Parece-me que neste texto não há elementos de linguagem conotativa, tudo o que contém está em doce linguagem, mas não em sentido conotativo e, sim, no denotativo. Portanto, sem figuras de linguagem, não há como classificá-lo como POESIA (segundo os critérios técnicos consagrados e vigentes neste RL), porque não há metáforas polivalentes, profundas...

Como a PROSA POÉTICA exige também figuras de linguagem, especialmente a metáfora rasa, superficial, univalente, (no dizer de Massaud Moisés, da USP, em seu livro A CRIAÇÃO LITERÁRIA), o que temos aqui, por conteúdo e forma, caberia na classificação de CRÔNICA. “Crônica” vem do grego, é decorrência do vocábulo “chronos = tempo.

E a principal característica dessa espécie do gênero PROSA é a da instantaneidade ou imediatidade: o autor capta, num lampejo, o que está ocorrendo naquele momento, e tenta transmitir isto ao seu leitor, aduzindo ou não algum elemento de sua interpretação dos fatos.

Esta peça apresenta-se como uma croniqueta (por ser uma crônica de pequena extensão) beirando à prosa poética, na qual estão inseridos dados pessoalíssimos da observação do narrador, frutos do instantâneo visual e do estado de espírito predisposto à narração do que está sendo visto, observado.

Talvez por desconhecimento das técnicas peculiares á espécie, tudo está na primeira pessoa, no “eu”, subjetivamente, portanto.

Peço que confiras o verbo “alardear” e, no advérbio “tranqüilamente”, a perda do trema, segundo o recente acordo ortográfico. Também a acentuação em “nevoa” e “serve(m) de abrigo para os ninhos”, já que o sujeito são “árvores secas”, no verso anterior.

Portanto, toda a linguagem que pretenda ser texto artístico tem de conter uma linguagem diferente do lugar comum que, em vez de “dizer” o que vê, “sugere”, permitindo que o leitor recrie à sua moda. Isso ocorre tanto na POESIA como na PROSA POÉTICA.

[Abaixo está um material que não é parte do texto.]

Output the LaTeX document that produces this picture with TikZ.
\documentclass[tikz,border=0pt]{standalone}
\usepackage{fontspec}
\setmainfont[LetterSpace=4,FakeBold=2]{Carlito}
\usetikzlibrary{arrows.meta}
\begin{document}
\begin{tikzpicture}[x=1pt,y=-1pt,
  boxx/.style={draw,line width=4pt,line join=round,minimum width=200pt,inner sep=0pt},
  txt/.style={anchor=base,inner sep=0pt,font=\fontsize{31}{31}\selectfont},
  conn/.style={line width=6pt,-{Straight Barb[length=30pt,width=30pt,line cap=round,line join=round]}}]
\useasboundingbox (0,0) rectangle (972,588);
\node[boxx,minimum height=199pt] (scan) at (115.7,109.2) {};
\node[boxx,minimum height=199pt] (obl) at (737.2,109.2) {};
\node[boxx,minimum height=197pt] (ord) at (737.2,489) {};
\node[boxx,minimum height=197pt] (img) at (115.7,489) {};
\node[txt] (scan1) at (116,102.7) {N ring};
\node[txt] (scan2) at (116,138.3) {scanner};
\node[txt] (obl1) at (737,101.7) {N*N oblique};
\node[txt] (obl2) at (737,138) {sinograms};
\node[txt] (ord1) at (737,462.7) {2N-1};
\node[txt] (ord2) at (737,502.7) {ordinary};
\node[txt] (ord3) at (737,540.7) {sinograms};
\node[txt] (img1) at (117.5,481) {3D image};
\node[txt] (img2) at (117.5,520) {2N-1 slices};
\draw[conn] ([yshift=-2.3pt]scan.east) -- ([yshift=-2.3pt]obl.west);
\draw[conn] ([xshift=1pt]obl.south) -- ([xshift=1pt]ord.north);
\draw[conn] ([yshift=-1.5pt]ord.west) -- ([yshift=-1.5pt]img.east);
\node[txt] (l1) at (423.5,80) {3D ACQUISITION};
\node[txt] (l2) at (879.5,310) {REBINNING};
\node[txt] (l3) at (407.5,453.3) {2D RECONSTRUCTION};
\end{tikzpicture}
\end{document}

Na poesia e na prosa poética, é a emoção do leitor que recria aquilo que ele está lendo, acatando a ‘sugestionalidade’ contida no texto. A emocionalidade predomina como proposta.

Na CRÔNICA, o receptor lê o texto e o entende quase que imediatamente. Nesta espécie do gênero PROSA, por parte do leitor prevalece a intelecção. Há que se ter muito cuidado com a interferência da pessoalidade do autor dentro do texto. Os verbos no “eu” e o possessivo “meu” são quase proscritos.

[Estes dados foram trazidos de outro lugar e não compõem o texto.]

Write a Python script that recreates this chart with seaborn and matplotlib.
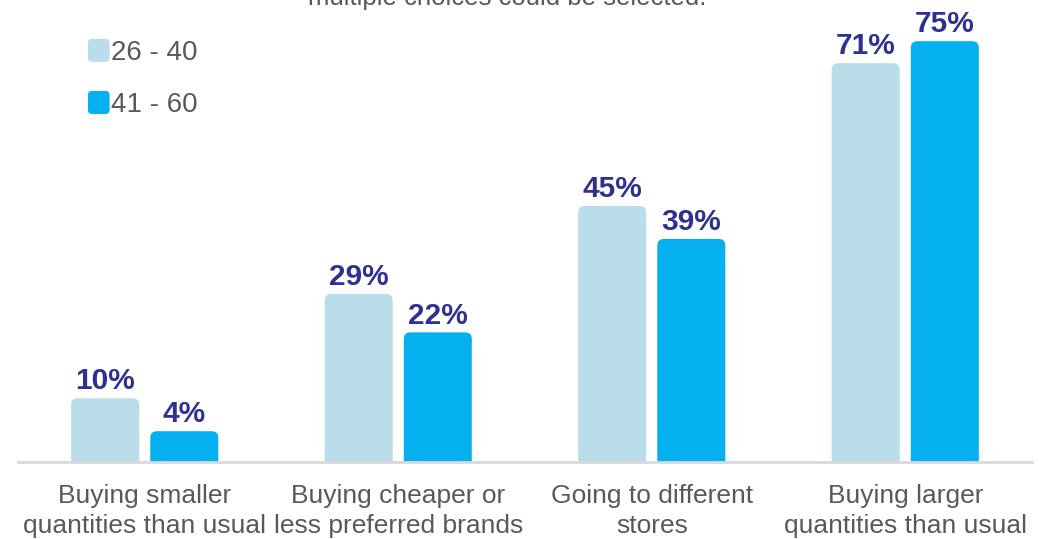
import numpy as np
import pandas as pd
from matplotlib import pyplot as plt
from matplotlib.patches import FancyBboxPatch, Rectangle
from matplotlib.legend_handler import HandlerPatch
import seaborn as sns

# data
categories = ["Buying smaller\nquantities than usual",
              "Buying cheaper or\nless preferred brands",
              "Going to different\nstores",
              "Buying larger\nquantities than usual"]
age_groups = ["26 - 40", "41 - 60"]
share_26_40 = [10, 29, 45, 71]
share_41_60 = [4, 22, 39, 75]
subtitle = "multiple choices could be selected."

colors = ["#B9DDE9", "#05B0EE"]
navy = "#2E3192"
grey = "#595959"

df = pd.DataFrame({
    "category": categories * 2,
    "age": [age_groups[0]] * 4 + [age_groups[1]] * 4,
    "share": share_26_40 + share_41_60,
})


class RoundHandler(HandlerPatch):
    def create_artists(self, legend, orig_handle, xdescent, ydescent,
                       width, height, fontsize, trans):
        p = FancyBboxPatch((-xdescent, -ydescent), width, height,
                           boxstyle="round,pad=0,rounding_size=3",
                           facecolor=orig_handle.get_facecolor(),
                           edgecolor="none", transform=trans)
        return [p]


sns.set_theme(style="white")
plt.rcParams["font.family"] = ["Liberation Sans", "DejaVu Sans"]

fig = plt.figure(figsize=(10.51, 5.39), dpi=100)
ax = fig.add_axes([18 / 1051, 77 / 539, (1032 - 18) / 1051, 462 / 539])

sns.barplot(data=df, x="category", y="share", hue="age", order=categories,
            hue_order=age_groups, palette=colors, width=0.624, gap=0.14,
            saturation=1, ax=ax, legend=True)

ymin, ymax = -1.6, 82.5
ax.set_xlim(-0.5, 3.5)
ax.set_ylim(ymin, ymax)

for cont in ax.containers:
    ax.bar_label(cont, fmt="{:.0f}%", padding=2, color=navy,
                 fontsize=21.5, fontweight="bold")

# rounded tops: swap rectangles for fancy boxes that start below the axis
for cont in ax.containers:
    for rect in cont:
        x, w = rect.get_x(), rect.get_width()
        top = rect.get_y() + rect.get_height()
        bottom = ymin - 4
        box = FancyBboxPatch((x, bottom), w, top - bottom,
                             boxstyle="round,pad=0,rounding_size=0.026",
                             mutation_aspect=1.2 / 0.026,
                             facecolor=rect.get_facecolor(), edgecolor="none",
                             clip_on=True)
        rect.set_visible(False)
        ax.add_patch(box)

for s in ["top", "right", "left"]:
    ax.spines[s].set_visible(False)
ax.spines["bottom"].set_color("#D9D9D9")
ax.spines["bottom"].set_linewidth(2)
ax.set_yticks([])
ax.set_xlabel("")
ax.set_ylabel("")
ax.tick_params(axis="x", length=0, pad=16, labelsize=19, labelcolor=grey)
for t in ax.get_xticklabels():
    t.set_linespacing(1.28)

handles, labels = ax.get_legend_handles_labels()
leg = ax.legend(handles, labels, loc="upper left", bbox_to_anchor=(0.058, 0.94),
                frameon=False, fontsize=20, handlelength=0.78, handleheight=0.9,
                handletextpad=0.05, labelspacing=0.9, borderaxespad=0,
                handler_map={Rectangle: RoundHandler()})
for txt in leg.get_texts():
    txt.set_color(grey)

fig.text(0.483, 1 - 5 / 539, subtitle, ha="center", va="baseline",
         fontsize=18.5, color=grey)

plt.savefig("out.png", dpi=100)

Em regra, o narrador descreve o mundo, porém pouco interfere nele. Cria o quadro pictórico, pleno de instantaneidade, para que o leitor faça o seu juízo emocional e crítico.

Na peça ora apresentada, o observador funciona como um fotógrafo, relatando o ambiente e tudo o que ele sugere. Até o encontro com a figura divina...

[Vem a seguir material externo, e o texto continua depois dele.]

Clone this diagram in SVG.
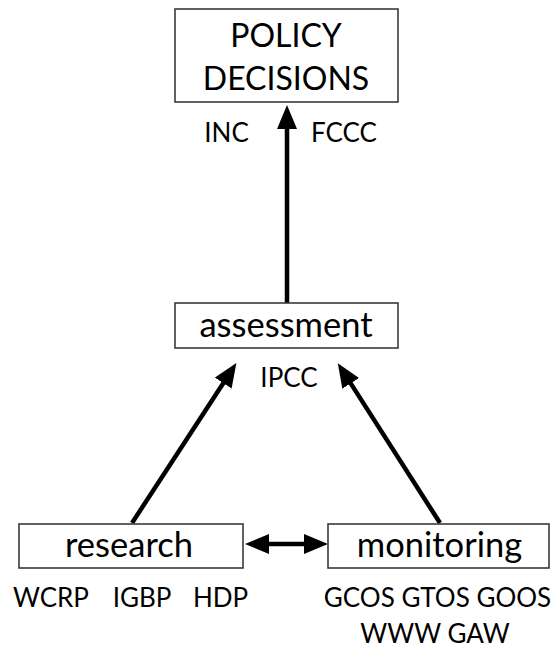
<svg xmlns="http://www.w3.org/2000/svg" width="556" height="650" viewBox="0 0 556 650">
<defs>
<style>
.box{fill:#fff;stroke:#3a3a3a;stroke-width:1.6}
.t{font-family:Lato,"Open Sans","Liberation Sans",sans-serif;fill:#000;text-anchor:middle}
.node{font-size:34.5px}
.big{font-size:32px}
.lbl{font-size:26px}
.edge{stroke:#000;stroke-width:4.5;fill:none}
</style>
<marker id="ah" viewBox="0 0 24 20" refX="14" refY="10" markerWidth="24" markerHeight="20" markerUnits="userSpaceOnUse" orient="auto-start-reverse">
<path d="M0,0 L24,10 L0,20 z" fill="#000"/>
</marker>
</defs>
<rect width="556" height="650" fill="#fff"/>
<g id="connectors">
<line class="edge" x1="287" y1="303" x2="287" y2="115" marker-end="url(#ah)"/>
<line class="edge" x1="132" y1="523" x2="230.9" y2="371.4" marker-end="url(#ah)"/>
<line class="edge" x1="440" y1="523" x2="343.2" y2="371.6" marker-end="url(#ah)"/>
<line class="edge" x1="255" y1="544" x2="318" y2="544" marker-start="url(#ah)" marker-end="url(#ah)"/>
</g>
<g id="policy">
<rect class="box" x="175" y="9" width="223" height="93"/>
<text class="t big" x="286" y="47">POLICY</text>
<text class="t big" x="286" y="90">DECISIONS</text>
</g>
<g id="policy-labels">
<text class="t lbl" x="226.5" y="142">INC</text>
<text class="t lbl" x="344" y="142">FCCC</text>
</g>
<g id="assessment">
<rect class="box" x="175" y="303" width="223" height="45"/>
<text class="t node" x="286" y="337">assessment</text>
</g>
<g id="assessment-labels">
<text class="t lbl" x="289" y="387">IPCC</text>
</g>
<g id="research">
<rect class="box" x="19" y="524" width="224" height="44"/>
<text class="t node" x="129" y="557">research</text>
</g>
<g id="research-labels">
<text class="t lbl" x="51" y="607">WCRP</text>
<text class="t lbl" x="142" y="607">IGBP</text>
<text class="t lbl" x="220.5" y="607">HDP</text>
</g>
<g id="monitoring">
<rect class="box" x="328" y="524" width="221" height="44"/>
<text class="t node" x="439.5" y="557">monitoring</text>
</g>
<g id="monitoring-labels">
<text class="t lbl" x="437.5" y="607">GCOS GTOS GOOS</text>
<text class="t lbl" x="435" y="643">WWW GAW</text>
</g>
</svg>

Procurei me ater à forma, na intenção de orientar a autora na diferenciação entre o poema e o exemplar em prosa poética, bem como a especificidade de apresentação da crônica e suas circunstancialidades.

Quanto ao conteúdo, o texto é bem interessante, contendo ótimos elementos prosaicos. É o relato típico do observador contemplativo, expectante, que, boquiaberto, procura fixar o que vê e como entende o momento que lhe faz bem, a ponto de entrar em gnose, agradecendo por estar vivo e poder fruir esse estado de coisas reais e espirituais.

– Do livro DICAS SOBRE POESIA, 2009/10.